◆ WHAT IS EXPECTED:
Restate the span of lines that starts with the line containing "Write a Python" and ends with the line containing "pjk2_mark_s = [100]", word for word, including both, with nothing else.

----

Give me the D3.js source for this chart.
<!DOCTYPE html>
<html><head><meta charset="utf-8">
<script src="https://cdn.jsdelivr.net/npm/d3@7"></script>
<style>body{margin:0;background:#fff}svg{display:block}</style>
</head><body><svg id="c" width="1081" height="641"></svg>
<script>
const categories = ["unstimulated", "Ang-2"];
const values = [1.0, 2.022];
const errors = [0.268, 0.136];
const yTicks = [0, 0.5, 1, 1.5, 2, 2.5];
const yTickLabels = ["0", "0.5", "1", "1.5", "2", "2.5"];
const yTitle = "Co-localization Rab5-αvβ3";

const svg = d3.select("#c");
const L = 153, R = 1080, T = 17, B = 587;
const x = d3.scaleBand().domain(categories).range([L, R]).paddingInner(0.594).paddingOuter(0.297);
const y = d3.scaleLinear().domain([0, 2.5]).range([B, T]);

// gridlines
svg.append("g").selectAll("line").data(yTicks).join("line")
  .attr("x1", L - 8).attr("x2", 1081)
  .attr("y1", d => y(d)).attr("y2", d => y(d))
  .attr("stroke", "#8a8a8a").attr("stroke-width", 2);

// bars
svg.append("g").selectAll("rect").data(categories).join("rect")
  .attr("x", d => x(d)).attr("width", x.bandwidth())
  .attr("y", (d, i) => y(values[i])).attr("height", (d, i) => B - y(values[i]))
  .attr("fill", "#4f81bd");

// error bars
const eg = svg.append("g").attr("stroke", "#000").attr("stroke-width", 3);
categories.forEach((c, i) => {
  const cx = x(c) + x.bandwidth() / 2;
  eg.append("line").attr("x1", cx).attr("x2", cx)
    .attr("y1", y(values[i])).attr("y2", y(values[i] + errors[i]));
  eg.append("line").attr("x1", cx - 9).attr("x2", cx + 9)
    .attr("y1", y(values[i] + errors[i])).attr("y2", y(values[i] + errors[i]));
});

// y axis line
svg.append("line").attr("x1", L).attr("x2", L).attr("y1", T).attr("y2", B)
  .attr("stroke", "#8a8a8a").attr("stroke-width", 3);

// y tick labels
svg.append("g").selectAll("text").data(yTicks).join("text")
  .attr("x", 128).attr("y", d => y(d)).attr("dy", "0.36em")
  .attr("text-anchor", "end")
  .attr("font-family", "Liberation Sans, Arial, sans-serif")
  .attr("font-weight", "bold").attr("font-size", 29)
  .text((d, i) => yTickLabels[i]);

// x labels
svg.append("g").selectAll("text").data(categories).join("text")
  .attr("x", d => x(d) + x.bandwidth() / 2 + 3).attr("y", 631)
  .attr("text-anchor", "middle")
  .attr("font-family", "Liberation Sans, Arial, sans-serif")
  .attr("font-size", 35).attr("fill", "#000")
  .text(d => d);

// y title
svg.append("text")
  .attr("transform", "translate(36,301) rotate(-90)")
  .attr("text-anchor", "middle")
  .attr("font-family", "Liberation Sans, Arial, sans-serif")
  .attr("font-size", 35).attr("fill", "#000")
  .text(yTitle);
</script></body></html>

----

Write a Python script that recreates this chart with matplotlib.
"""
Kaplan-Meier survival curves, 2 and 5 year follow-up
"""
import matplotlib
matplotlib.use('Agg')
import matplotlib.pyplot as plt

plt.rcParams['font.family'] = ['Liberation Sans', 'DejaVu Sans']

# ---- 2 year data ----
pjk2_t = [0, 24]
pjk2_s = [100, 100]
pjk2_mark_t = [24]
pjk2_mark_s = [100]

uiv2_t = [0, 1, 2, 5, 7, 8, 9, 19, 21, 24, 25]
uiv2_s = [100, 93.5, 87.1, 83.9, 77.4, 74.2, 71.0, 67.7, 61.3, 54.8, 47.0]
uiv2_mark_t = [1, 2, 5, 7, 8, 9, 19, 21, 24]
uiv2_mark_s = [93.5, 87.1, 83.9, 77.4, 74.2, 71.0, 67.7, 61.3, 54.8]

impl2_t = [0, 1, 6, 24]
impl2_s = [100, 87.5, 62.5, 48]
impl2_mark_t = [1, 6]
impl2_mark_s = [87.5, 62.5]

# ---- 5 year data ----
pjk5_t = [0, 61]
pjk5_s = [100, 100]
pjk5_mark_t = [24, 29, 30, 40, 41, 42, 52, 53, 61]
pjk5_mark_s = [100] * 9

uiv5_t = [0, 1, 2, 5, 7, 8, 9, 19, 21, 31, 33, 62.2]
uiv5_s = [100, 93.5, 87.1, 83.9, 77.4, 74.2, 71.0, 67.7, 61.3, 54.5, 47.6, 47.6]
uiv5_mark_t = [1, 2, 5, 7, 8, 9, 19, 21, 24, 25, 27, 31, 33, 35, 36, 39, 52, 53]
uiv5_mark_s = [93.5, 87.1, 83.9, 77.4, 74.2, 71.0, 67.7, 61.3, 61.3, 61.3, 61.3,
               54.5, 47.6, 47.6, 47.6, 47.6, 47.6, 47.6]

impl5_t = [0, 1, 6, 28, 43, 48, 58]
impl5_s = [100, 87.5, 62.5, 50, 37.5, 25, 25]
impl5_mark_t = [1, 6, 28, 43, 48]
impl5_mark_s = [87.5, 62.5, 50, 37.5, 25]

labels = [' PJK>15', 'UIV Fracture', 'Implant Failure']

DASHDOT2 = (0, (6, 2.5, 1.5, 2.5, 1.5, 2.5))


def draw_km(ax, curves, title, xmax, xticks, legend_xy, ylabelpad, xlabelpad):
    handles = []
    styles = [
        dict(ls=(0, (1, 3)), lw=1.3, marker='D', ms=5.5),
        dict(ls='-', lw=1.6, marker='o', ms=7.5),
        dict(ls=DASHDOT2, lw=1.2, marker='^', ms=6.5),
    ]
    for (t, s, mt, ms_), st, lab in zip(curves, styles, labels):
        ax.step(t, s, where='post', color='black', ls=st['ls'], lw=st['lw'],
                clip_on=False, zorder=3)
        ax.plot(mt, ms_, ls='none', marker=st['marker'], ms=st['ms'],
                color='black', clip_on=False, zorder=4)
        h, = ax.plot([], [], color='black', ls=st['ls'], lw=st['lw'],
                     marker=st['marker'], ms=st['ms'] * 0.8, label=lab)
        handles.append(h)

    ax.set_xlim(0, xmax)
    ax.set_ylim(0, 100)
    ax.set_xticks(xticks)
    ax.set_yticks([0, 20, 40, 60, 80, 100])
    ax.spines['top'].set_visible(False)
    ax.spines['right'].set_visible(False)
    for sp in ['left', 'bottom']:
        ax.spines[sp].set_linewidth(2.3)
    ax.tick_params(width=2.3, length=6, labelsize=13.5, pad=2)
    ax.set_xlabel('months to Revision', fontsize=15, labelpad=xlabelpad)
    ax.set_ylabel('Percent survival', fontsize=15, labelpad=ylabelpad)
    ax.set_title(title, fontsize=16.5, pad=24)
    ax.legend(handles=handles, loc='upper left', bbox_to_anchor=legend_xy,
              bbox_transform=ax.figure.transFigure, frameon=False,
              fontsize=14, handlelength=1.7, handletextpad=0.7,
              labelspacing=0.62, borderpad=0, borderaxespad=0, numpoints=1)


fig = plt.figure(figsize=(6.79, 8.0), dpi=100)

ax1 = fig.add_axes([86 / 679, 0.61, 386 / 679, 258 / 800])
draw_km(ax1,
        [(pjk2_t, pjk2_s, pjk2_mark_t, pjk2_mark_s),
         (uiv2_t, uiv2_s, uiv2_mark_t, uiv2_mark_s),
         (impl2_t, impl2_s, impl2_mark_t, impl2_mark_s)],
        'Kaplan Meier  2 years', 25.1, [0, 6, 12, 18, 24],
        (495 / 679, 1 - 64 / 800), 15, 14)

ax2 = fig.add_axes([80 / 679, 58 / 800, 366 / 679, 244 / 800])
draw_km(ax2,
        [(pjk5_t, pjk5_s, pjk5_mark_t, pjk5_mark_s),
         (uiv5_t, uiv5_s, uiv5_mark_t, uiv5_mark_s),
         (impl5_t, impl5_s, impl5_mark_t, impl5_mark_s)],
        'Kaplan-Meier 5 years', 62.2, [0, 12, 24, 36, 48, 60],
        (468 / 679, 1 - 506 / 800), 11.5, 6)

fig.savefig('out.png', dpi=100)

----

◆ FINISHED TASK:
Write a Python script that recreates this chart with matplotlib.
"""
Kaplan-Meier survival curves, 2 and 5 year follow-up
"""
import matplotlib
matplotlib.use('Agg')
import matplotlib.pyplot as plt

plt.rcParams['font.family'] = ['Liberation Sans', 'DejaVu Sans']

# ---- 2 year data ----
pjk2_t = [0, 24]
pjk2_s = [100, 100]
pjk2_mark_t = [24]
pjk2_mark_s = [100]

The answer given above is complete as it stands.